**STATED PROBLEM**: Below is some material; set it all down exactly, apart from the pictures.

begin PROVIDED DATA

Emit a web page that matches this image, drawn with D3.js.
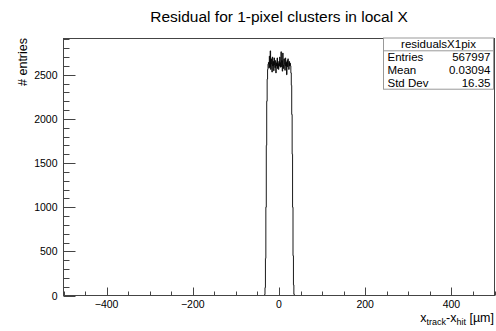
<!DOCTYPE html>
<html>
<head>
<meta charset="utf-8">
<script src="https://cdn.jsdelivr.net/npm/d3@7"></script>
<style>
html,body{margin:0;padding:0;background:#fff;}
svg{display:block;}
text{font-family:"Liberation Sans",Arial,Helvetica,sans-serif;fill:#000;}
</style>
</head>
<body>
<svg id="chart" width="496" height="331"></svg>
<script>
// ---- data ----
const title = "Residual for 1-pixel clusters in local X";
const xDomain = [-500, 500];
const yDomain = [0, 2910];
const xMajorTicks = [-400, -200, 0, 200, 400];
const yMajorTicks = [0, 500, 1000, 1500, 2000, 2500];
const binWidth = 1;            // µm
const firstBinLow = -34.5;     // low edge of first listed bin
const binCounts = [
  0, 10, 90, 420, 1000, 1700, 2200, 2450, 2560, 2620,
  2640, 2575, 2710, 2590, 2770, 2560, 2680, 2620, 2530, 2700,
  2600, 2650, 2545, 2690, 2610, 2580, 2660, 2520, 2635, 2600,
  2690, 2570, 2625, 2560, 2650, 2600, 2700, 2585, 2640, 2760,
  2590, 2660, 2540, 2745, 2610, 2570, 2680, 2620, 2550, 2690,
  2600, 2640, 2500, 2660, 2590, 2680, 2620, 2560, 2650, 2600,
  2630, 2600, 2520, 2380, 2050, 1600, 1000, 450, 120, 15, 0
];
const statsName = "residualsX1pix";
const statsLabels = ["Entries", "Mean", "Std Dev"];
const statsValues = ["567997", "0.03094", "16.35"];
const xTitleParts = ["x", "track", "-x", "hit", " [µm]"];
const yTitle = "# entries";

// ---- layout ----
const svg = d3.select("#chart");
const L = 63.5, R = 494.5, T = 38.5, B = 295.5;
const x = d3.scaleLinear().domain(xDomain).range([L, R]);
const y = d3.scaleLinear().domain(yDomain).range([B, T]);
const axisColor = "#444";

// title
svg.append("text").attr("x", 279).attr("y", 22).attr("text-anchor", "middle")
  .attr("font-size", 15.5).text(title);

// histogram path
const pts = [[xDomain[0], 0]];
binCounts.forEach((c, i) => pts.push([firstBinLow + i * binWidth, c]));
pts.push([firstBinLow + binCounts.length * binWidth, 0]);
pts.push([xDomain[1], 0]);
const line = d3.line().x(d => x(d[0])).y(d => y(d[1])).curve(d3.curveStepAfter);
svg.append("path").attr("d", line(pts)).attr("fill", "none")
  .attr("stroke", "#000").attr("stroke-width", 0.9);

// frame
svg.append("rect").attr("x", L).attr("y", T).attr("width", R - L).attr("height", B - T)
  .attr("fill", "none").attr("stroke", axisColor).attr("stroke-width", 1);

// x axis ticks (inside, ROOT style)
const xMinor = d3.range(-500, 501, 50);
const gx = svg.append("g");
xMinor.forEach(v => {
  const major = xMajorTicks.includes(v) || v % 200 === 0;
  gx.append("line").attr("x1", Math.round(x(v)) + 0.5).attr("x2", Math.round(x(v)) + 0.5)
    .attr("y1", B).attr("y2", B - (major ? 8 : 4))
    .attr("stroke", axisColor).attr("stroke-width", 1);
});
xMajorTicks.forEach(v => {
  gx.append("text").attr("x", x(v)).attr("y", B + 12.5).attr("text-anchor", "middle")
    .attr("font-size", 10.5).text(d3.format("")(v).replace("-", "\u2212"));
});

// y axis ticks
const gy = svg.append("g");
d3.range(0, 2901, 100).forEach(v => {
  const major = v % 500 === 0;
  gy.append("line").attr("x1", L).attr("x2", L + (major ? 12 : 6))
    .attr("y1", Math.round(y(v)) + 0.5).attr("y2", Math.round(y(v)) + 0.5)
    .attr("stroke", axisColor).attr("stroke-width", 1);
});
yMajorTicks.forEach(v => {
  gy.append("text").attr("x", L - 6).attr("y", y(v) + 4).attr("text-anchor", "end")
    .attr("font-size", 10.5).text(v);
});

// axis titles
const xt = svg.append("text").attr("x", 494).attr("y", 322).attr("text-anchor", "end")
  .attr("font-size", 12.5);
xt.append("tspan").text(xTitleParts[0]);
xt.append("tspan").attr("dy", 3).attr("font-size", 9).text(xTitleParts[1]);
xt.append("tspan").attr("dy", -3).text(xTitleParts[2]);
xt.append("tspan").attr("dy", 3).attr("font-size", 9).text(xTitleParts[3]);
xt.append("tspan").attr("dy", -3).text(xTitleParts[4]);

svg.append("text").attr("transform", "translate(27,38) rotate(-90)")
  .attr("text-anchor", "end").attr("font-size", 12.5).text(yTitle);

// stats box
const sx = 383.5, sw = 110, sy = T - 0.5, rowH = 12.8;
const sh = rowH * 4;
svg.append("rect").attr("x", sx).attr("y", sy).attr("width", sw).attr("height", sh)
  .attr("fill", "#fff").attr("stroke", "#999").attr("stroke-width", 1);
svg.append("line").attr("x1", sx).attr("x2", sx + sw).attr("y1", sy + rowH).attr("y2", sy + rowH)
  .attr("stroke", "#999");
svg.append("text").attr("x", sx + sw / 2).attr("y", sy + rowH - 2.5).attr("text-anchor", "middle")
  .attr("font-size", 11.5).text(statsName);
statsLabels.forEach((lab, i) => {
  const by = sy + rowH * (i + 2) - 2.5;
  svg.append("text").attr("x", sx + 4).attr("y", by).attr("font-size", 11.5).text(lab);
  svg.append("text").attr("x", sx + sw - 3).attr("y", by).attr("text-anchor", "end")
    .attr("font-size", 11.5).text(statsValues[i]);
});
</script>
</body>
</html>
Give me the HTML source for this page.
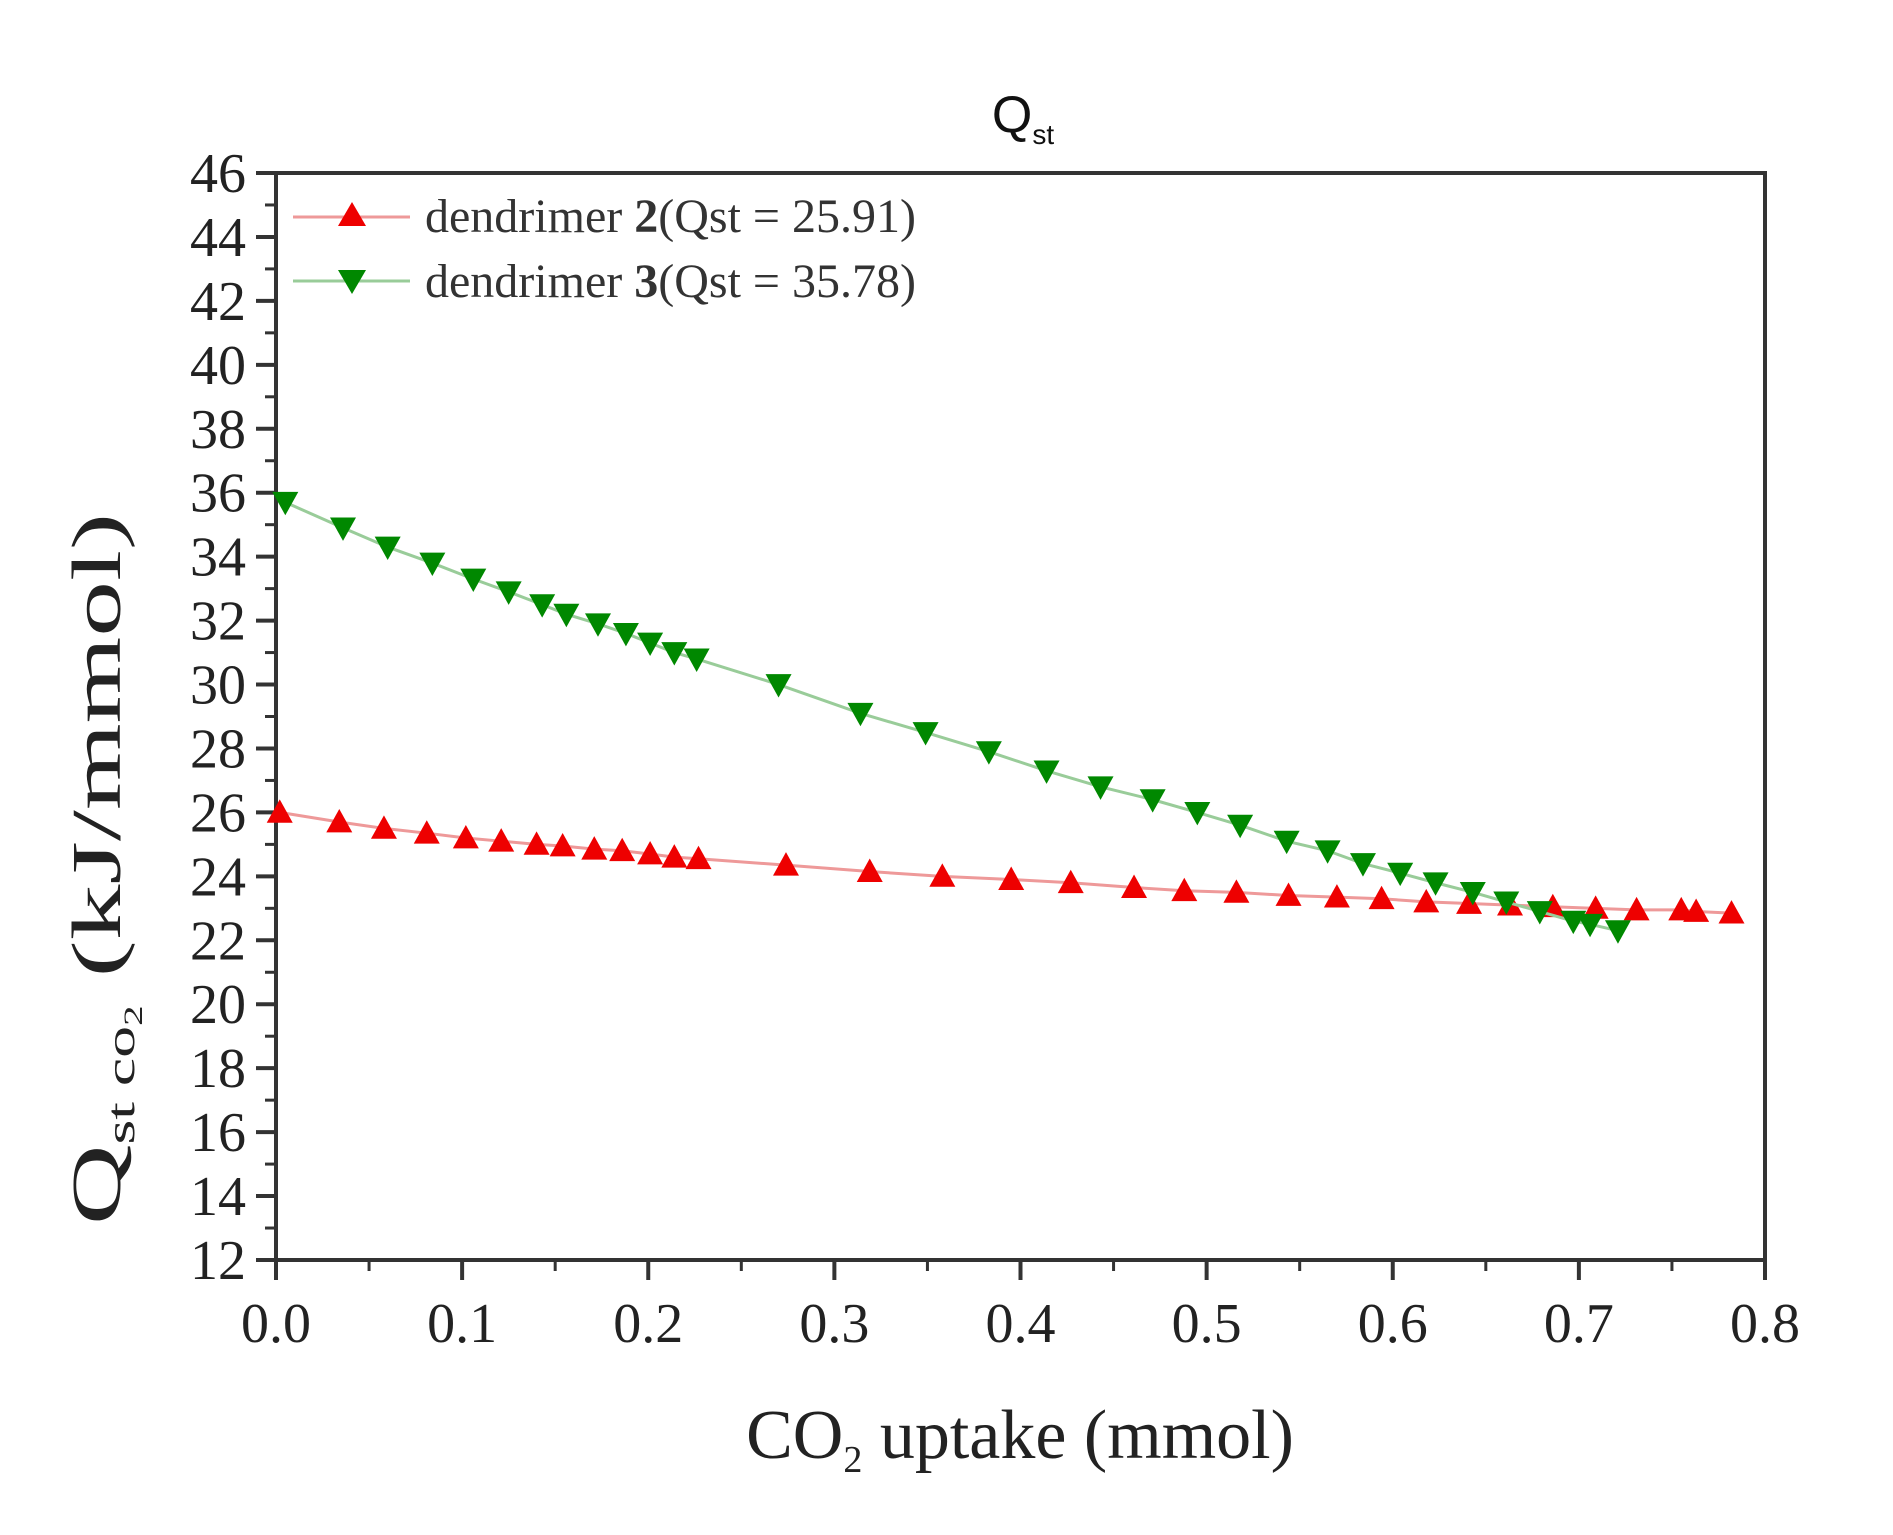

end PROVIDED DATA

**CORRECT RESPONSE**:
Emit a web page that matches this image, drawn with D3.js.
<!DOCTYPE html>
<html>
<head>
<meta charset="utf-8">
<script src="https://cdn.jsdelivr.net/npm/d3@7"></script>
<style>
html,body{margin:0;padding:0;background:#fff;}
svg{display:block;}
text{font-family:"Liberation Sans",Arial,Helvetica,sans-serif;fill:#000;}
</style>
</head>
<body>
<svg id="chart" width="496" height="331"></svg>
<script>
// ---- data ----
const title = "Residual for 1-pixel clusters in local X";
const xDomain = [-500, 500];
const yDomain = [0, 2910];
const xMajorTicks = [-400, -200, 0, 200, 400];
const yMajorTicks = [0, 500, 1000, 1500, 2000, 2500];
const binWidth = 1;            // µm
const firstBinLow = -34.5;     // low edge of first listed bin
const binCounts = [
  0, 10, 90, 420, 1000, 1700, 2200, 2450, 2560, 2620,
  2640, 2575, 2710, 2590, 2770, 2560, 2680, 2620, 2530, 2700,
  2600, 2650, 2545, 2690, 2610, 2580, 2660, 2520, 2635, 2600,
  2690, 2570, 2625, 2560, 2650, 2600, 2700, 2585, 2640, 2760,
  2590, 2660, 2540, 2745, 2610, 2570, 2680, 2620, 2550, 2690,
  2600, 2640, 2500, 2660, 2590, 2680, 2620, 2560, 2650, 2600,
  2630, 2600, 2520, 2380, 2050, 1600, 1000, 450, 120, 15, 0
];
const statsName = "residualsX1pix";
const statsLabels = ["Entries", "Mean", "Std Dev"];
const statsValues = ["567997", "0.03094", "16.35"];
const xTitleParts = ["x", "track", "-x", "hit", " [µm]"];
const yTitle = "# entries";

// ---- layout ----
const svg = d3.select("#chart");
const L = 63.5, R = 494.5, T = 38.5, B = 295.5;
const x = d3.scaleLinear().domain(xDomain).range([L, R]);
const y = d3.scaleLinear().domain(yDomain).range([B, T]);
const axisColor = "#444";

// title
svg.append("text").attr("x", 279).attr("y", 22).attr("text-anchor", "middle")
  .attr("font-size", 15.5).text(title);

// histogram path
const pts = [[xDomain[0], 0]];
binCounts.forEach((c, i) => pts.push([firstBinLow + i * binWidth, c]));
pts.push([firstBinLow + binCounts.length * binWidth, 0]);
pts.push([xDomain[1], 0]);
const line = d3.line().x(d => x(d[0])).y(d => y(d[1])).curve(d3.curveStepAfter);
svg.append("path").attr("d", line(pts)).attr("fill", "none")
  .attr("stroke", "#000").attr("stroke-width", 0.9);

// frame
svg.append("rect").attr("x", L).attr("y", T).attr("width", R - L).attr("height", B - T)
  .attr("fill", "none").attr("stroke", axisColor).attr("stroke-width", 1);

// x axis ticks (inside, ROOT style)
const xMinor = d3.range(-500, 501, 50);
const gx = svg.append("g");
xMinor.forEach(v => {
  const major = xMajorTicks.includes(v) || v % 200 === 0;
  gx.append("line").attr("x1", Math.round(x(v)) + 0.5).attr("x2", Math.round(x(v)) + 0.5)
    .attr("y1", B).attr("y2", B - (major ? 8 : 4))
    .attr("stroke", axisColor).attr("stroke-width", 1);
});
xMajorTicks.forEach(v => {
  gx.append("text").attr("x", x(v)).attr("y", B + 12.5).attr("text-anchor", "middle")
    .attr("font-size", 10.5).text(d3.format("")(v).replace("-", "\u2212"));
});

// y axis ticks
const gy = svg.append("g");
d3.range(0, 2901, 100).forEach(v => {
  const major = v % 500 === 0;
  gy.append("line").attr("x1", L).attr("x2", L + (major ? 12 : 6))
    .attr("y1", Math.round(y(v)) + 0.5).attr("y2", Math.round(y(v)) + 0.5)
    .attr("stroke", axisColor).attr("stroke-width", 1);
});
yMajorTicks.forEach(v => {
  gy.append("text").attr("x", L - 6).attr("y", y(v) + 4).attr("text-anchor", "end")
    .attr("font-size", 10.5).text(v);
});

// axis titles
const xt = svg.append("text").attr("x", 494).attr("y", 322).attr("text-anchor", "end")
  .attr("font-size", 12.5);
xt.append("tspan").text(xTitleParts[0]);
xt.append("tspan").attr("dy", 3).attr("font-size", 9).text(xTitleParts[1]);
xt.append("tspan").attr("dy", -3).text(xTitleParts[2]);
xt.append("tspan").attr("dy", 3).attr("font-size", 9).text(xTitleParts[3]);
xt.append("tspan").attr("dy", -3).text(xTitleParts[4]);

svg.append("text").attr("transform", "translate(27,38) rotate(-90)")
  .attr("text-anchor", "end").attr("font-size", 12.5).text(yTitle);

// stats box
const sx = 383.5, sw = 110, sy = T - 0.5, rowH = 12.8;
const sh = rowH * 4;
svg.append("rect").attr("x", sx).attr("y", sy).attr("width", sw).attr("height", sh)
  .attr("fill", "#fff").attr("stroke", "#999").attr("stroke-width", 1);
svg.append("line").attr("x1", sx).attr("x2", sx + sw).attr("y1", sy + rowH).attr("y2", sy + rowH)
  .attr("stroke", "#999");
svg.append("text").attr("x", sx + sw / 2).attr("y", sy + rowH - 2.5).attr("text-anchor", "middle")
  .attr("font-size", 11.5).text(statsName);
statsLabels.forEach((lab, i) => {
  const by = sy + rowH * (i + 2) - 2.5;
  svg.append("text").attr("x", sx + 4).attr("y", by).attr("font-size", 11.5).text(lab);
  svg.append("text").attr("x", sx + sw - 3).attr("y", by).attr("text-anchor", "end")
    .attr("font-size", 11.5).text(statsValues[i]);
});
</script>
</body>
</html>
Give me the HTML source for this page.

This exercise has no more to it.